Posted: 10 April 2011 in Talomir Nights

Ispitan and Eyjolf have escaped Valdemar’s pursuit and move into the heart of the Border Kingdoms on their way to Acromerinth. The Encounter Rating is 3, and there are no seasonal modifiers; I roll 4, 4 and pass 0d6, so there is no encounter this month, and the much-reduced party returns home without further incident. As there is no encounter, there are no rolls for improvement.

A much-muddied and travel-stained pair march into the tower of the Sable Mage to report. That worthy is advised of their presence and meets them in the Great Hall. He takes in their condition, and calls: “Meat and wine for these men. And draw hot water for a bath.” He approaches the pair.

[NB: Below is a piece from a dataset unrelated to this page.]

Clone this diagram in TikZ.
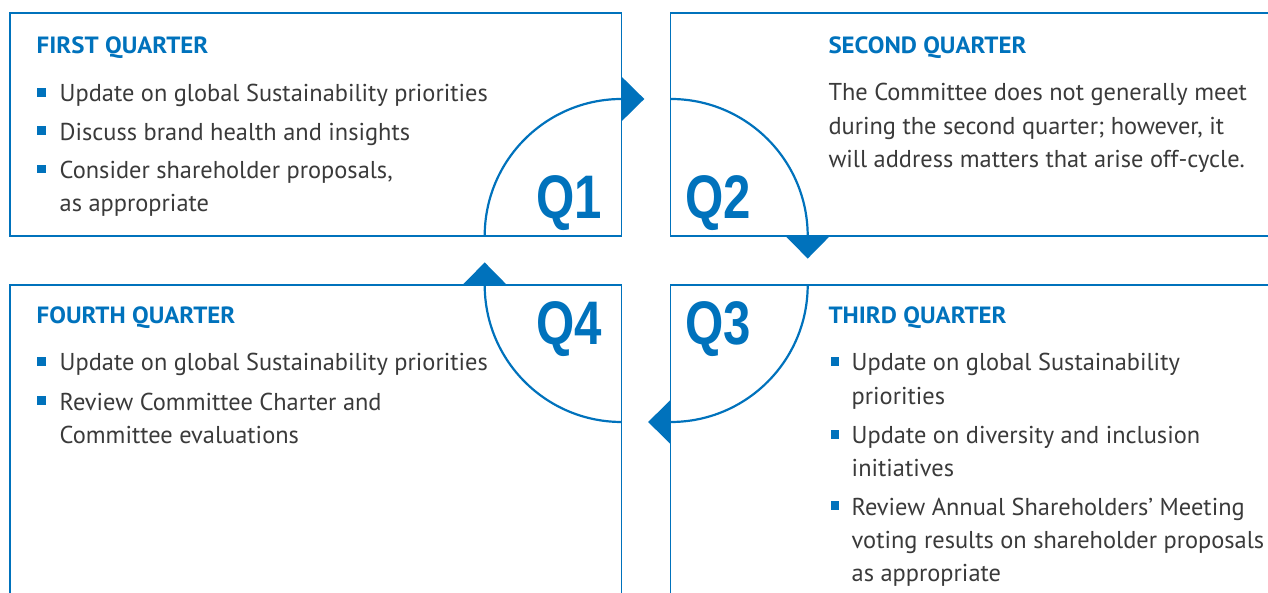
\documentclass[tikz,border=0pt]{standalone}
\usepackage{fontspec}
\usetikzlibrary{arrows.meta}
\newfontfamily\bodyfont{PT Sans}
\newfontfamily\headfont{PT Sans}[FakeStretch=1.06]
\newfontfamily\numfont{Liberation Sans}[FakeStretch=0.8]
\definecolor{qblue}{RGB}{0,114,188}
\definecolor{qgray}{RGB}{58,58,58}
% lines of an item, baseline on the first line
\newcommand{\qlines}[1]{\begin{tabular}[t]{@{}l@{}}#1\end{tabular}}

\begin{document}
\begin{tikzpicture}[
    x=1pt, y=1pt,
    qbox/.style={draw=qblue, line width=1.3pt},
    qhead/.style={anchor=base west, inner sep=0, text=qblue, font=\headfont\bfseries\fontsize{23.5}{28}\selectfont},
    qitem/.style={anchor=base west, inner sep=0, text=qgray, font=\bodyfont\fontsize{24.4}{33.3}\selectfont},
    qbul/.style={fill=qblue, minimum size=8.7pt, inner sep=0},
    qnum/.style={anchor=base west, inner sep=0, text=qblue, font=\numfont\bfseries\fontsize{61.5}{62}\selectfont},
    cyc/.style={draw=qblue, line width=2.2pt, -{Triangle[length=22.6pt, width=44pt]}}
]
    \useasboundingbox (0,0) rectangle (1268,593);
    \clip (0,0) rectangle (1268,593);

    % Quarter boxes
    \draw[qbox] (10,580) rectangle (621.7,357);
    \draw[qbox] (670.7,580) rectangle (1290,357);
    \draw[qbox] (670.7,308) rectangle (1290,-30);
    \draw[qbox] (10,308) rectangle (621.7,-30);

    % Corners the cycle turns round
    \coordinate (c1) at (621.7,357);
    \coordinate (c2) at (670.7,357);
    \coordinate (c3) at (670.7,308);
    \coordinate (c4) at (621.7,308);

    % Cycle arcs
    \draw[cyc] (c1) ++(180:137) arc[start angle=180, end angle=90, radius=137] -- ++(22.6,0);
    \draw[cyc] (c2) ++(90:137) arc[start angle=90, end angle=0, radius=137] -- ++(0,-22.6);
    \draw[cyc] (c3) ++(0:137) arc[start angle=0, end angle=-90, radius=137] -- ++(-22.6,0);
    \draw[cyc] (c4) ++(270:137) arc[start angle=270, end angle=180, radius=137] -- ++(0,22.6);

    % Quarter numbers
    \node[qnum] (n1) at (536,374) {Q1};
    \node[qnum] (n2) at (685,374) {Q2};
    \node[qnum] (n3) at (685,248) {Q3};
    \node[qnum] (n4) at (536,248) {Q4};

    % First quarter
    \node[qhead] (h1) at (36.5,539.7) {FIRST QUARTER};
    \foreach \yy/\txt [count=\i] in {491/{Update on global Sustainability priorities},
            452.7/{Discuss brand health and insights},
            414.4/{Consider shareholder proposals,\\as appropriate}} {
        \node[qbul] (b1\i) at (41.7,\yy+9.5) {};
        \node[qitem] (t1\i) at (59.5,\yy) {\qlines{\txt}};
    }

    % Second quarter
    \node[qhead] (h2) at (828.3,539.7) {SECOND QUARTER};
    \node[qitem] (t21) at (828.3,492) {\qlines{The Committee does not generally meet\\during the second quarter; however, it\\will address matters that arise off-cycle.}};

    % Third quarter
    \node[qhead] (h3) at (828.3,269.7) {THIRD QUARTER};
    \foreach \yy/\txt [count=\i] in {222/{Update on global Sustainability\\priorities},
            149.3/{Update on diversity and inclusion\\initiatives},
            77.7/{Review Annual Shareholders’ Meeting\\voting results on shareholder proposals\\as appropriate}} {
        \node[qbul] (b3\i) at (835,\yy+9.5) {};
        \node[qitem] (t3\i) at (851.5,\yy) {\qlines{\txt}};
    }

    % Fourth quarter
    \node[qhead] (h4) at (36.5,269.7) {FOURTH QUARTER};
    \foreach \yy/\txt [count=\i] in {222/{Update on global Sustainability priorities},
            182.7/{Review Committee Charter and\\Committee evaluations}} {
        \node[qbul] (b4\i) at (41.7,\yy+9.5) {};
        \node[qitem] (t4\i) at (59.5,\yy) {\qlines{\txt}};
    }
\end{tikzpicture}
\end{document}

“Do you have my herbs?” he asks. Ispitan hands over a worn leather satchel containing the material components they set out to find, eight months ago.

“Excellent. And the rest of your party?”

“Dead,” says Ispitan, who fears the wizard less than Eyjolf, a lowly footman. “All dead. Are these herbs worth four lives of our own, and twice as many others?” The Sable Mage draws back his head, puzzled.

“Well, of course. It’s not like any of them were wizards, now, is it?” Eyjolf glowers, but Ispitan holds out a hand to stay him; there can be no good outcome to a confrontation here, at the heartt of the Mage’s power. “At any rate,” the Mage continues, “As we agreed, you are now a journeyman. Consider your apprenticeship served out in full. What would you now? Would you stay, and further your studies?”

“I have not yet decided,” says Ispitan. “Although the quest was not without profit for me, also. I think I shall move into the Brass Dragon Inn for a while to consider my options.”

“As you wish,” intones his former master.

Ispitan turns to leave. “Coming, Eyjolf?” But Eyjolf shakes his head. From what he can see, the life of a journeyman wizard is short, and that of his travelling companions even shorter. A return to guard duty seems preferable.

“Very well. May the Sun shine on you both.”

Standing taller and straighter than before, and with a harsher visage, Ispitan leaves the tower.